2,5-Dimethoxyphenylacetaldehyde
- Names: IUPAC name (2,5-Dimethoxyphenyl)acetaldehyde

Identifiers
- CAS Number: 93-02-7;
- 3D model (JSmol): Interactive image;
- ChemSpider: 237015;
- PubChem CID: 269549;

Properties
- Chemical formula: C_{10}H_{12}O_{3}
- Molar mass: 180.203 g·mol^{−1}

= 2,5-Dimethoxyphenylacetaldehyde =

2,5-Dimethoxyphenylacetaldehyde is an organic chemical compound and a derivative of acetaldehyde used in Darzens reaction for the synthesis of 2C series compounds (usually only 2,5-dimethoxyphenethylamine).

== Use ==

=== Synthesis of 2,5-dimethoxyphenethylamine ===
2,5-Dimethoxyphenylacetaldehyde is formed as a result of the synthesis of 2,5-dimethoxyphenethylamine from 2,5-dimethoxybenzaldehyde using glycidate until it is converted into the final product.

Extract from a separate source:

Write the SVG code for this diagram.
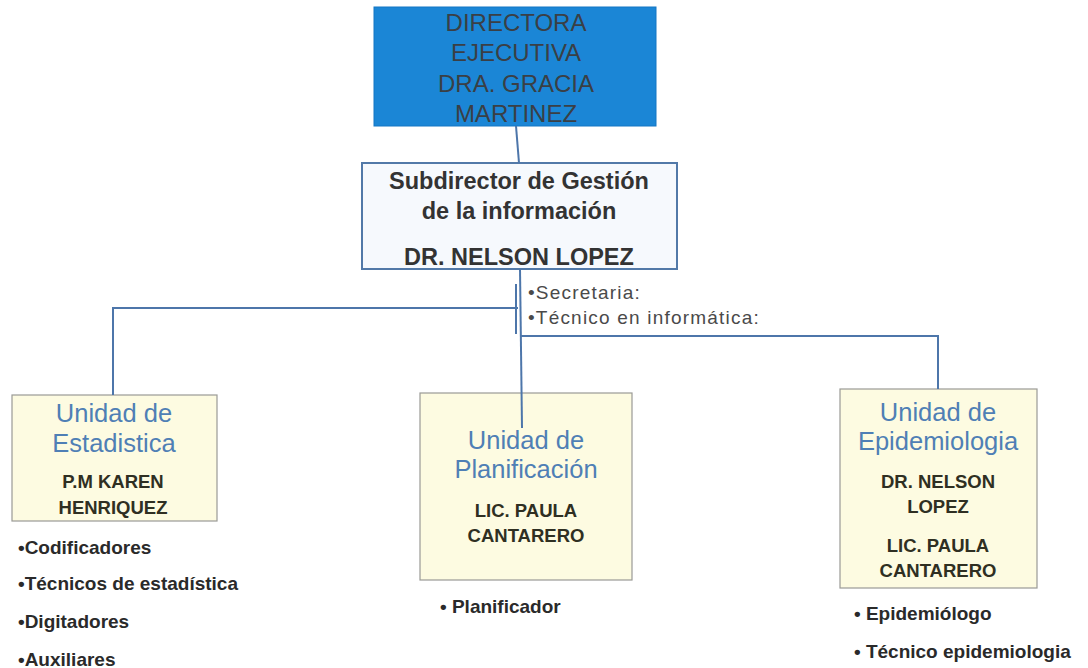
<svg xmlns="http://www.w3.org/2000/svg" width="1088" height="668" viewBox="0 0 1088 668">
<style>
.dir{fill:#1b86d6;stroke:#1577c4;stroke-width:1}
.sub{fill:#f6f9fd;stroke:#5279a8;stroke-width:2}
.unit{fill:#fdfbe1;stroke:#9a9a96;stroke-width:1.2}
.conn{fill:none;stroke:#4d76aa;stroke-width:2}
text{font-family:"Liberation Sans",Arial,sans-serif;text-anchor:middle}
.dt{font-size:24px;fill:#3a3f45}
.st{font-size:23.5px;font-weight:bold;fill:#333}
.ut{font-size:25.5px;fill:#4f7fb5}
.nt{font-size:18.5px;font-weight:bold;fill:#2f2f22}
.bt{font-size:19px;font-weight:bold;fill:#2a2a2a;text-anchor:start}
.sec{font-size:19px;letter-spacing:1.2px;fill:#4a4a4a;text-anchor:start}
</style>
<rect width="1088" height="668" fill="#fff"/>
<g id="directora">
<rect class="dir" x="374" y="7" width="282" height="119"/>
<text class="dt" x="516" y="31">DIRECTORA</text>
<text class="dt" x="516" y="61">EJECUTIVA</text>
<text class="dt" x="516" y="92">DRA. GRACIA</text>
<text class="dt" x="516" y="122">MARTINEZ</text>
</g>
<g id="subdirector">
<rect class="sub" x="362" y="163" width="315" height="106"/>
<text class="st" x="519" y="189">Subdirector de Gestión</text>
<text class="st" x="519" y="219">de la información</text>
<text class="st" x="519" y="265">DR. NELSON LOPEZ</text>
</g>
<g id="apoyo">
<text class="sec" x="528" y="299">•Secretaria:</text>
<text class="sec" x="528" y="324">•Técnico en informática:</text>
</g>
<g id="estadistica">
<rect class="unit" x="12" y="395" width="205" height="126"/>
<text class="ut" x="114" y="422">Unidad de</text>
<text class="ut" x="114" y="452">Estadistica</text>
<text class="nt" x="113" y="488">P.M KAREN</text>
<text class="nt" x="113" y="514">HENRIQUEZ</text>
<text class="bt" x="18" y="554">•Codificadores</text>
<text class="bt" x="18" y="590">•Técnicos de estadística</text>
<text class="bt" x="18" y="628">•Digitadores</text>
<text class="bt" x="18" y="666">•Auxiliares</text>
</g>
<g id="planificacion">
<rect class="unit" x="420" y="393" width="212" height="187"/>
<text class="ut" x="526" y="449">Unidad de</text>
<text class="ut" x="526" y="478">Planificación</text>
<text class="nt" x="526" y="517">LIC. PAULA</text>
<text class="nt" x="526" y="542">CANTARERO</text>
<text class="bt" x="440" y="613">• Planificador</text>
</g>
<g id="epidemiologia">
<rect class="unit" x="840" y="389" width="197" height="199"/>
<text class="ut" x="938" y="421">Unidad de</text>
<text class="ut" x="938" y="450">Epidemiologia</text>
<text class="nt" x="938" y="488">DR. NELSON</text>
<text class="nt" x="938" y="513">LOPEZ</text>
<text class="nt" x="938" y="552">LIC. PAULA</text>
<text class="nt" x="938" y="577">CANTARERO</text>
<text class="bt" x="854" y="620">• Epidemiólogo</text>
<text class="bt" x="854" y="658">• Técnico epidemiologia</text>
</g>
<g id="connectors">
<line class="conn" x1="516" y1="126" x2="519" y2="163"/>
<line class="conn" x1="520" y1="269" x2="522" y2="428"/>
<polyline class="conn" points="518,308 113,308 113,395"/>
<polyline class="conn" points="521,336 938,336 938,389"/>
<line class="conn" x1="516" y1="284" x2="516" y2="334"/>
</g>
</svg>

First, 2,5-dimethoxybenzaldehyde is reacted with methyl chloroacetate in the presence of sodium methylate to form an intermediate epoxide ester; the alkali hydrolyses the ester to form the potassium salt of glycidic acid; decarboxylation then yields 2,5-dimethoxyphenylacetaldehyde. Hydroxylamine is added to the aldehyde; it replaces the oxygen in the aldehyde to form an oxime, which is reduced to 2C-H.